— WORK TO COMPLETE —
All of the data should be output character for character, except the pictures.

##############################

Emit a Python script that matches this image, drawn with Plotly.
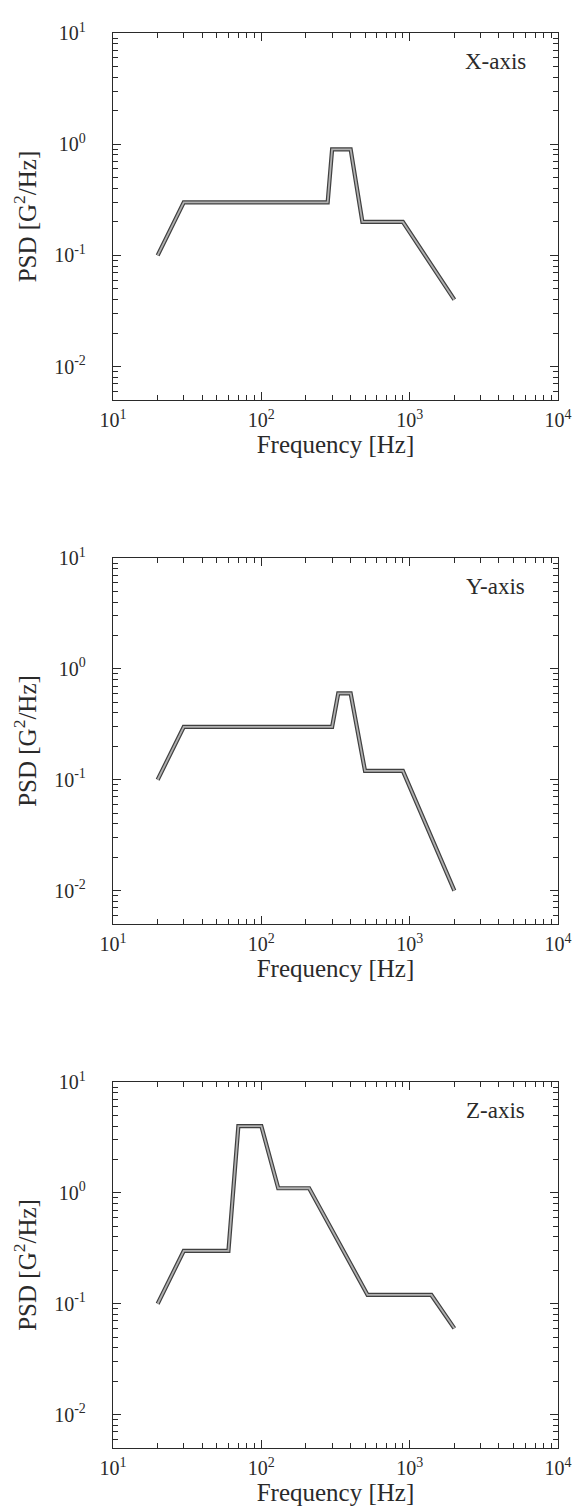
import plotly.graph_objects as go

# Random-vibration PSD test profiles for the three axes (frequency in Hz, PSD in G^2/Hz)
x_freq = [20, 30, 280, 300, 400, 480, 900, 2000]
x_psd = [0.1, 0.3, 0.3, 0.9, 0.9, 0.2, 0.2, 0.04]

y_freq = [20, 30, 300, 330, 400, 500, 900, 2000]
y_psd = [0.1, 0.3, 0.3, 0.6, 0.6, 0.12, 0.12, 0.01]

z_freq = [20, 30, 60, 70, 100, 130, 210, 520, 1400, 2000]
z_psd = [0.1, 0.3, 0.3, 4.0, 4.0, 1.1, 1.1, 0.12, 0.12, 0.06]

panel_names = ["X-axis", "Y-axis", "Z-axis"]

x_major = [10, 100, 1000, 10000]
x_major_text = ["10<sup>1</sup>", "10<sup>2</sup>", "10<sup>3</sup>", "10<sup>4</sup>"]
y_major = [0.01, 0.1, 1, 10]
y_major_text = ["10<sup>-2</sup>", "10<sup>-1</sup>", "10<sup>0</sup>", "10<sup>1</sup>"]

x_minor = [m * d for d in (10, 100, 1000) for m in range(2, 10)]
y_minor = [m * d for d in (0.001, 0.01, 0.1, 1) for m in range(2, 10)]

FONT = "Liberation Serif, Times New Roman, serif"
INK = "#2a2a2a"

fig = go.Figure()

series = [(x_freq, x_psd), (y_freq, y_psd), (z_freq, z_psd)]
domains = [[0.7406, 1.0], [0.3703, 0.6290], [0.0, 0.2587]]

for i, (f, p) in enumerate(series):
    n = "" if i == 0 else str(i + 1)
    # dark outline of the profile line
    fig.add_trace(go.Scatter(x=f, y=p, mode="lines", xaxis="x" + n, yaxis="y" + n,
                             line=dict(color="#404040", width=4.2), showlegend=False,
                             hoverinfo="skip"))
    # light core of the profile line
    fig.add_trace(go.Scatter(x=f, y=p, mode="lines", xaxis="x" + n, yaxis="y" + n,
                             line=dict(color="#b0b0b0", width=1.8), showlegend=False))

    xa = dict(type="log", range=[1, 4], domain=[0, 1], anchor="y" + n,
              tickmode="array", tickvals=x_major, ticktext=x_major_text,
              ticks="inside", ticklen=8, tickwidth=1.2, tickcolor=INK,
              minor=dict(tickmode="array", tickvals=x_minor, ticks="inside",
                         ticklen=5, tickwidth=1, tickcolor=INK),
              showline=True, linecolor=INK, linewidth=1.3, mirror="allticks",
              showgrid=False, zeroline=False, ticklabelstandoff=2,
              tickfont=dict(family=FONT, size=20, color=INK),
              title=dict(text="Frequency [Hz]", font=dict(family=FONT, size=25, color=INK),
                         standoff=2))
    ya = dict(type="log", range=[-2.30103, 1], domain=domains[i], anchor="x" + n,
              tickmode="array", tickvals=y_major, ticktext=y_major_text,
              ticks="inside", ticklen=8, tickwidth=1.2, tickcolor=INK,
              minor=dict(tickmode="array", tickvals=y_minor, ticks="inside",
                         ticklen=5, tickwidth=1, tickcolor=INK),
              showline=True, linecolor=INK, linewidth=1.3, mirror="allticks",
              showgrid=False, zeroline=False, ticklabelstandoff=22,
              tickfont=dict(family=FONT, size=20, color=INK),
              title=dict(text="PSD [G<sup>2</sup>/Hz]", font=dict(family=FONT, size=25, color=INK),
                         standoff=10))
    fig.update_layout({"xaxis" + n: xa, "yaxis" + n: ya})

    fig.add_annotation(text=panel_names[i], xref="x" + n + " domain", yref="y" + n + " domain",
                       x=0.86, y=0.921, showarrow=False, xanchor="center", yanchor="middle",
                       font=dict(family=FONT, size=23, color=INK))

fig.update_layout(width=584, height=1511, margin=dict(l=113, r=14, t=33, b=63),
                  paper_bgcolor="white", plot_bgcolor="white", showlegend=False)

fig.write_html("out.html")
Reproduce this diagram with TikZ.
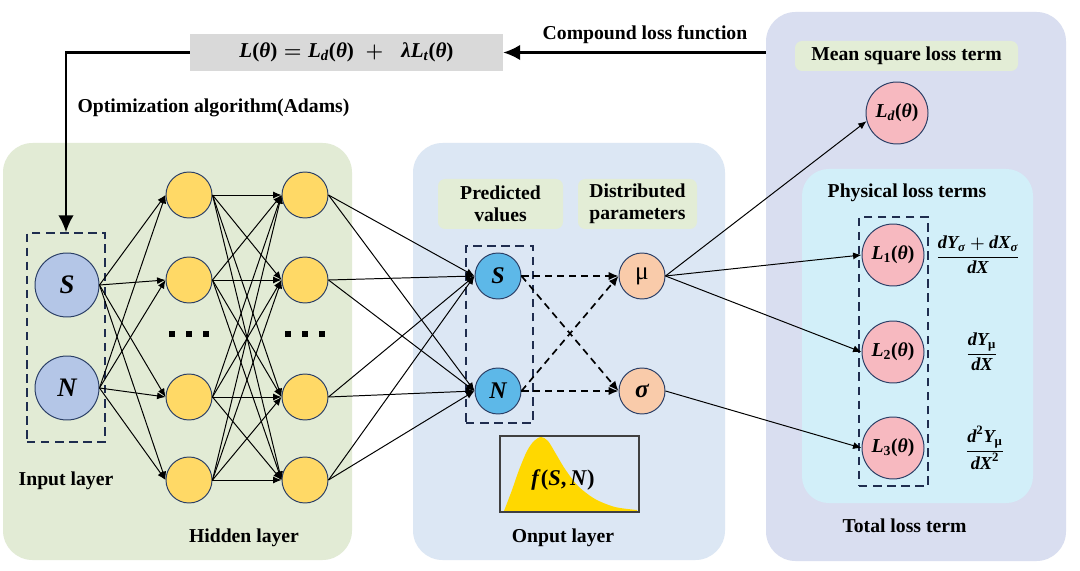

##############################

— REPLY TO THE TASK —
Emit a Python script that matches this image, drawn with Plotly.
import plotly.graph_objects as go

# Random-vibration PSD test profiles for the three axes (frequency in Hz, PSD in G^2/Hz)
x_freq = [20, 30, 280, 300, 400, 480, 900, 2000]
x_psd = [0.1, 0.3, 0.3, 0.9, 0.9, 0.2, 0.2, 0.04]

y_freq = [20, 30, 300, 330, 400, 500, 900, 2000]
y_psd = [0.1, 0.3, 0.3, 0.6, 0.6, 0.12, 0.12, 0.01]

z_freq = [20, 30, 60, 70, 100, 130, 210, 520, 1400, 2000]
z_psd = [0.1, 0.3, 0.3, 4.0, 4.0, 1.1, 1.1, 0.12, 0.12, 0.06]

panel_names = ["X-axis", "Y-axis", "Z-axis"]

x_major = [10, 100, 1000, 10000]
x_major_text = ["10<sup>1</sup>", "10<sup>2</sup>", "10<sup>3</sup>", "10<sup>4</sup>"]
y_major = [0.01, 0.1, 1, 10]
y_major_text = ["10<sup>-2</sup>", "10<sup>-1</sup>", "10<sup>0</sup>", "10<sup>1</sup>"]

x_minor = [m * d for d in (10, 100, 1000) for m in range(2, 10)]
y_minor = [m * d for d in (0.001, 0.01, 0.1, 1) for m in range(2, 10)]

FONT = "Liberation Serif, Times New Roman, serif"
INK = "#2a2a2a"

fig = go.Figure()

series = [(x_freq, x_psd), (y_freq, y_psd), (z_freq, z_psd)]
domains = [[0.7406, 1.0], [0.3703, 0.6290], [0.0, 0.2587]]

for i, (f, p) in enumerate(series):
    n = "" if i == 0 else str(i + 1)
    # dark outline of the profile line
    fig.add_trace(go.Scatter(x=f, y=p, mode="lines", xaxis="x" + n, yaxis="y" + n,
                             line=dict(color="#404040", width=4.2), showlegend=False,
                             hoverinfo="skip"))
    # light core of the profile line
    fig.add_trace(go.Scatter(x=f, y=p, mode="lines", xaxis="x" + n, yaxis="y" + n,
                             line=dict(color="#b0b0b0", width=1.8), showlegend=False))

    xa = dict(type="log", range=[1, 4], domain=[0, 1], anchor="y" + n,
              tickmode="array", tickvals=x_major, ticktext=x_major_text,
              ticks="inside", ticklen=8, tickwidth=1.2, tickcolor=INK,
              minor=dict(tickmode="array", tickvals=x_minor, ticks="inside",
                         ticklen=5, tickwidth=1, tickcolor=INK),
              showline=True, linecolor=INK, linewidth=1.3, mirror="allticks",
              showgrid=False, zeroline=False, ticklabelstandoff=2,
              tickfont=dict(family=FONT, size=20, color=INK),
              title=dict(text="Frequency [Hz]", font=dict(family=FONT, size=25, color=INK),
                         standoff=2))
    ya = dict(type="log", range=[-2.30103, 1], domain=domains[i], anchor="x" + n,
              tickmode="array", tickvals=y_major, ticktext=y_major_text,
              ticks="inside", ticklen=8, tickwidth=1.2, tickcolor=INK,
              minor=dict(tickmode="array", tickvals=y_minor, ticks="inside",
                         ticklen=5, tickwidth=1, tickcolor=INK),
              showline=True, linecolor=INK, linewidth=1.3, mirror="allticks",
              showgrid=False, zeroline=False, ticklabelstandoff=22,
              tickfont=dict(family=FONT, size=20, color=INK),
              title=dict(text="PSD [G<sup>2</sup>/Hz]", font=dict(family=FONT, size=25, color=INK),
                         standoff=10))
    fig.update_layout({"xaxis" + n: xa, "yaxis" + n: ya})

    fig.add_annotation(text=panel_names[i], xref="x" + n + " domain", yref="y" + n + " domain",
                       x=0.86, y=0.921, showarrow=False, xanchor="center", yanchor="middle",
                       font=dict(family=FONT, size=23, color=INK))

fig.update_layout(width=584, height=1511, margin=dict(l=113, r=14, t=33, b=63),
                  paper_bgcolor="white", plot_bgcolor="white", showlegend=False)

fig.write_html("out.html")
Reproduce this diagram with TikZ.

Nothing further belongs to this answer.